> _Information provided_:
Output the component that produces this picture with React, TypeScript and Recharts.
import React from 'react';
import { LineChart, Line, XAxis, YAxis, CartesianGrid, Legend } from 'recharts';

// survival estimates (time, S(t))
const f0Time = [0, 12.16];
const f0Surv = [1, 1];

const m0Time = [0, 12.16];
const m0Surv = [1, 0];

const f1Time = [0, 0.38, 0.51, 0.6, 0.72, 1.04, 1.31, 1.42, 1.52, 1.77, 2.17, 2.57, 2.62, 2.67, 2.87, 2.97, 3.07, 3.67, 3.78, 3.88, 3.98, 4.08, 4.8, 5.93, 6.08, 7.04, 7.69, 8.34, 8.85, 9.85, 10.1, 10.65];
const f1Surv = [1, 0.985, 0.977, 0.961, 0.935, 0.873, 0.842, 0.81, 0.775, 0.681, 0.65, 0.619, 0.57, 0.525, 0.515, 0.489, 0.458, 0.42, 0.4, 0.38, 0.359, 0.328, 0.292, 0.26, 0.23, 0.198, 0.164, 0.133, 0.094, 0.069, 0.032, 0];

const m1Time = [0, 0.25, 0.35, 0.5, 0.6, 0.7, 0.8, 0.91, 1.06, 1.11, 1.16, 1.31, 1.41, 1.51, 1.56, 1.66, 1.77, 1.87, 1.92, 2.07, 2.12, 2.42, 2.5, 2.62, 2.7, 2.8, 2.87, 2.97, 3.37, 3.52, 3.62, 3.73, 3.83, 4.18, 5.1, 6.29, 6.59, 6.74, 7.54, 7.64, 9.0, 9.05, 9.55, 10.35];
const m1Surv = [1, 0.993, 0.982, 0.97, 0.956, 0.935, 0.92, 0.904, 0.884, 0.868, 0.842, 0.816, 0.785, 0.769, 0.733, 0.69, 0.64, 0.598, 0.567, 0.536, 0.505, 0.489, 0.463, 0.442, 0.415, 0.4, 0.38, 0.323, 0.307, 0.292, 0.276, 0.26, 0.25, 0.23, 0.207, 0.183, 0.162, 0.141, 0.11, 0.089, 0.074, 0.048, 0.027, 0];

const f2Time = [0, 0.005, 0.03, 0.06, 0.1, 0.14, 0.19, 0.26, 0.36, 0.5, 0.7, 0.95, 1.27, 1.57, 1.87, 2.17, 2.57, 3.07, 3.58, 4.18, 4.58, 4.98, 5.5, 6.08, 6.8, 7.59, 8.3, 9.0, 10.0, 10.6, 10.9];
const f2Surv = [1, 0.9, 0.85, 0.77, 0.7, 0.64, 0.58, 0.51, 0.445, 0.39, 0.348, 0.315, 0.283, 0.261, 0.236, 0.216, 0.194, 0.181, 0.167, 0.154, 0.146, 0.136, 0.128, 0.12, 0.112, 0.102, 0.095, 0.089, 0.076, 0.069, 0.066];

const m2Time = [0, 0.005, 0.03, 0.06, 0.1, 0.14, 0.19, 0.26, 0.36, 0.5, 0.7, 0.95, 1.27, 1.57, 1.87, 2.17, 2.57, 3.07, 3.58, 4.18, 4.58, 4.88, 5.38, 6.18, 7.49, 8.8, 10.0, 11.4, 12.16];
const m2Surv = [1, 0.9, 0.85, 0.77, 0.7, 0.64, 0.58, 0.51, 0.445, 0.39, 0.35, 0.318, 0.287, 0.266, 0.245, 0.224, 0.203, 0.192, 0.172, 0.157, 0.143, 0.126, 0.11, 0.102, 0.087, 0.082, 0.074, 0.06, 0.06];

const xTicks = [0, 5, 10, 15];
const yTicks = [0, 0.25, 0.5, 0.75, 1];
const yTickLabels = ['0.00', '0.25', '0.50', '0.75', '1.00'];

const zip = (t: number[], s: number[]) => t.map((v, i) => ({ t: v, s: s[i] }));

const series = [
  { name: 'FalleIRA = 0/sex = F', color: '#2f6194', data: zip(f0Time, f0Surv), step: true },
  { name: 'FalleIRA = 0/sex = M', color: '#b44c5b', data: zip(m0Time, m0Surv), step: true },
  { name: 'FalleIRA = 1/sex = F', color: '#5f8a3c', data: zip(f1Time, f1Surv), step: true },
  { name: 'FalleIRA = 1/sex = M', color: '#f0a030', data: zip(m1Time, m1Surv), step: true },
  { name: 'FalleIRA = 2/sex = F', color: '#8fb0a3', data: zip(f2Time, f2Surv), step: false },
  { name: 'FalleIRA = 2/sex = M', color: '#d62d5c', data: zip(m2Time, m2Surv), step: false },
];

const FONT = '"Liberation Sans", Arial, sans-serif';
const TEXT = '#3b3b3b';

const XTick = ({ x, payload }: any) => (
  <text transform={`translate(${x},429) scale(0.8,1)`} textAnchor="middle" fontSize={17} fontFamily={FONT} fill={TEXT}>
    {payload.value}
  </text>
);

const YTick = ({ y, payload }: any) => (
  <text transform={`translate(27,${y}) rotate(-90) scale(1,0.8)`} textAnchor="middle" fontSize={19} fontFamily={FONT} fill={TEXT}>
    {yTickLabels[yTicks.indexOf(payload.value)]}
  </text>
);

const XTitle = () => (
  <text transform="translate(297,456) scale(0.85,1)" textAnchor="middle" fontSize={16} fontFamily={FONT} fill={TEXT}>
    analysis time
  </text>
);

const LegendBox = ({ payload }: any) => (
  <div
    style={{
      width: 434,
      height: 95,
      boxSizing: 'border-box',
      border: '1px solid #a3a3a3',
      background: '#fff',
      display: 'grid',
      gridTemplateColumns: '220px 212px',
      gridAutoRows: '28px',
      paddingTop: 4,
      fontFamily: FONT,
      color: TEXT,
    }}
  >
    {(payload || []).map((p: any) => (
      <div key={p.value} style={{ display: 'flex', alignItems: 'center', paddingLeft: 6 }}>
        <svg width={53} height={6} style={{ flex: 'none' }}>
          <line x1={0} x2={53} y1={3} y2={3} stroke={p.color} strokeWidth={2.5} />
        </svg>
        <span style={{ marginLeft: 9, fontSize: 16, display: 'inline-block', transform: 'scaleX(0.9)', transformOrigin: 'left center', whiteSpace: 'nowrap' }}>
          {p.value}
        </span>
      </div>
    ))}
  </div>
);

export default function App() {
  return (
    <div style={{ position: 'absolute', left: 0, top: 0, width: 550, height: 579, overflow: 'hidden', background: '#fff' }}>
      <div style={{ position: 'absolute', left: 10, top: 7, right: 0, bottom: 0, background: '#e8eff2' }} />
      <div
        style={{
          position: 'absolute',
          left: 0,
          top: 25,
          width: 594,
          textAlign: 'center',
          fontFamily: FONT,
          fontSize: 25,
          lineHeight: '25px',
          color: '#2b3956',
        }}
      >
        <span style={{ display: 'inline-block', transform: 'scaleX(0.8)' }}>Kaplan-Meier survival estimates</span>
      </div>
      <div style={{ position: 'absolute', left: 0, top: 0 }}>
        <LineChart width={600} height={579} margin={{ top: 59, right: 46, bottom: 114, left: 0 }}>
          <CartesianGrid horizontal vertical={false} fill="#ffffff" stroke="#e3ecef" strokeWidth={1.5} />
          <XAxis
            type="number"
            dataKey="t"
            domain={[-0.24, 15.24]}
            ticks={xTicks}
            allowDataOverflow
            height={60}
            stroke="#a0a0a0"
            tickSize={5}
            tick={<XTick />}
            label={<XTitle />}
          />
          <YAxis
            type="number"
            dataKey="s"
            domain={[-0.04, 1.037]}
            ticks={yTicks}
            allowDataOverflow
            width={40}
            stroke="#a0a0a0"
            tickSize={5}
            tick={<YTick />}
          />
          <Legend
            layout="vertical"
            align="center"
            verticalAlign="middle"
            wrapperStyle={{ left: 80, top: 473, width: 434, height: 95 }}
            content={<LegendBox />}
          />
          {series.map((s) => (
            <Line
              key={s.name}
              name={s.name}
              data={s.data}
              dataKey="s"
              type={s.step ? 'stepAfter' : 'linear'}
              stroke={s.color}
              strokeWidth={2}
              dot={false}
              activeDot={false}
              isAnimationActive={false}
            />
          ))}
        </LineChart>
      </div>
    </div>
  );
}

> _Exercise requirements_: From the opening line of the data above through the line that contains "0.048, 0.027, 0];", please print each line as it stands and only those lines.

> _Solution for this exercise_:
Output the component that produces this picture with React, TypeScript and Recharts.
import React from 'react';
import { LineChart, Line, XAxis, YAxis, CartesianGrid, Legend } from 'recharts';

// survival estimates (time, S(t))
const f0Time = [0, 12.16];
const f0Surv = [1, 1];

const m0Time = [0, 12.16];
const m0Surv = [1, 0];

const f1Time = [0, 0.38, 0.51, 0.6, 0.72, 1.04, 1.31, 1.42, 1.52, 1.77, 2.17, 2.57, 2.62, 2.67, 2.87, 2.97, 3.07, 3.67, 3.78, 3.88, 3.98, 4.08, 4.8, 5.93, 6.08, 7.04, 7.69, 8.34, 8.85, 9.85, 10.1, 10.65];
const f1Surv = [1, 0.985, 0.977, 0.961, 0.935, 0.873, 0.842, 0.81, 0.775, 0.681, 0.65, 0.619, 0.57, 0.525, 0.515, 0.489, 0.458, 0.42, 0.4, 0.38, 0.359, 0.328, 0.292, 0.26, 0.23, 0.198, 0.164, 0.133, 0.094, 0.069, 0.032, 0];

const m1Time = [0, 0.25, 0.35, 0.5, 0.6, 0.7, 0.8, 0.91, 1.06, 1.11, 1.16, 1.31, 1.41, 1.51, 1.56, 1.66, 1.77, 1.87, 1.92, 2.07, 2.12, 2.42, 2.5, 2.62, 2.7, 2.8, 2.87, 2.97, 3.37, 3.52, 3.62, 3.73, 3.83, 4.18, 5.1, 6.29, 6.59, 6.74, 7.54, 7.64, 9.0, 9.05, 9.55, 10.35];
const m1Surv = [1, 0.993, 0.982, 0.97, 0.956, 0.935, 0.92, 0.904, 0.884, 0.868, 0.842, 0.816, 0.785, 0.769, 0.733, 0.69, 0.64, 0.598, 0.567, 0.536, 0.505, 0.489, 0.463, 0.442, 0.415, 0.4, 0.38, 0.323, 0.307, 0.292, 0.276, 0.26, 0.25, 0.23, 0.207, 0.183, 0.162, 0.141, 0.11, 0.089, 0.074, 0.048, 0.027, 0];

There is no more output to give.